The query

db_result(db_query_range("SELECT CASE WHEN status=1 THEN 0 ELSE 1 END FROM {access} WHERE type = '%s' AND LOWER('%s') LIKE LOWER(mask) ORDER BY status DESC", $type, $mask, 0, 1));

Is the the slowest query on drupaldb.drupal.org (after all the pager queries and the search queries have been sent to the slave).

This is probably due to the " AND LOWER('%s') LIKE LOWER(mask) " part.

We should fix this query.

mask can be an IP, a username, or an email address.

I suggest we make sure these are all lowercase in the database and then we can omit the LOWER() in the query by using tolower() on the argument.

Comments

killes@www.drop.org’s picture

Title: Replace quers in drupal_is_denied by somethign with better performance » Replace quers in drupal_is_denied by something with better performance

The real problem appears to be the ORDER BY without an appropriate index:

mysql> explain SELECT CASE WHEN status=1 THEN 0 ELSE 1 END FROM access WHERE type = 'XXX' AND 'XXX' LIKE mask ORDER BY status DESC LIMIT 0, 1;
+----+-------------+--------+------+---------------+------+---------+------+------+-----------------------------+
| id | select_type | table | type | possible_keys | key | key_len | ref | rows | Extra |
+----+-------------+--------+------+---------------+------+---------+------+------+-----------------------------+
| 1 | SIMPLE | access | ALL | NULL | NULL | NULL | NULL | 125 | Using where; Using filesort |
+----+-------------+--------+------+---------------+------+---------+------+------+-----------------------------+

killes@www.drop.org’s picture

Status: Active » Needs review
FileSize
1.68 KB

Here's an attempt at a patch, needs testing with pgsql.

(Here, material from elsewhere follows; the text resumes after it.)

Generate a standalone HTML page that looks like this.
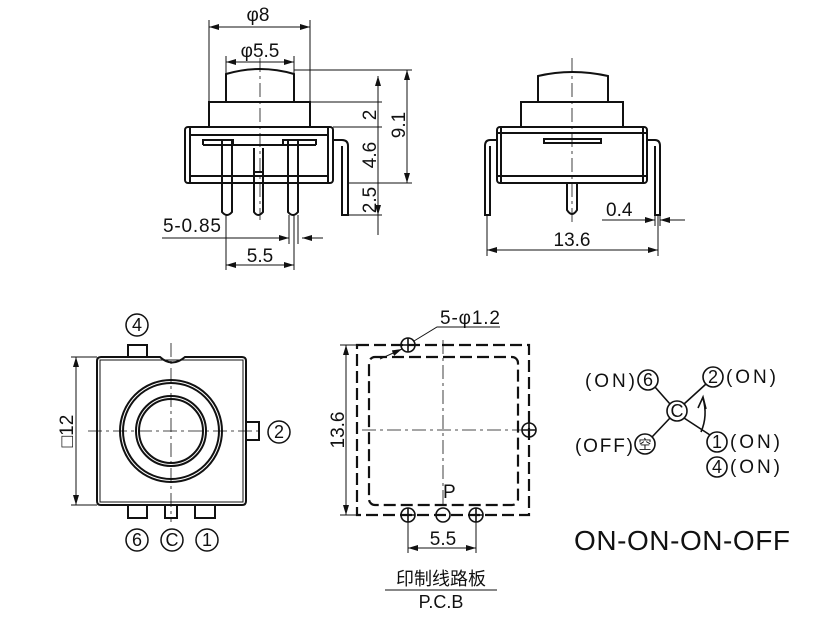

killes@www.drop.org’s picture

FileSize
1.69 KB

No reason to not do a limited query, reintroducing db_query_range

snufkin’s picture

tested on pgsql with banning email and username, both worked fine. of course non-banneds can register/enter.

hswong3i’s picture

first of all, this query will NEVER function within DB2 as i mentioned before: http://drupal.org/node/168403#comment-291944. i have no idea for pgsql now (even though i will start my studying about pgsql after beta1 release), therefore sorry that i can't comment about its correctness under pgsql :(

P.S. sorry for off topic: i have proposed another issue, which not only letting this part function, but even improve its features, plus none of performance degrade: http://drupal.org/node/168403. as that implementation is database and query independent, it should consider as an alternative solution of this fancy query problem.

BTW, as chx mentioned (http://drupal.org/node/165160#comment-298860), solving problem with a much complicated solution shouldn't be a good choice for us, especially after code freeze and JUST before beta release ;p

hswong3i’s picture

some minor footnote: since we MUST call drupal_is_denied() for EVERY cached or non-cached pages, this is a static overhead. BTW, as MySQL is not a suitable source material for enterprise-scale clustering solution, but the one and the only one and the "most suitable" choice under our current implementation (PgSQL still need more love...), we should try to reduce some query-level overhead. it should always be a better choice, if we are able to implement similar feature (or even better) in PHP level, as web server clustering is something that more easy to be implemented (e.g. with apache).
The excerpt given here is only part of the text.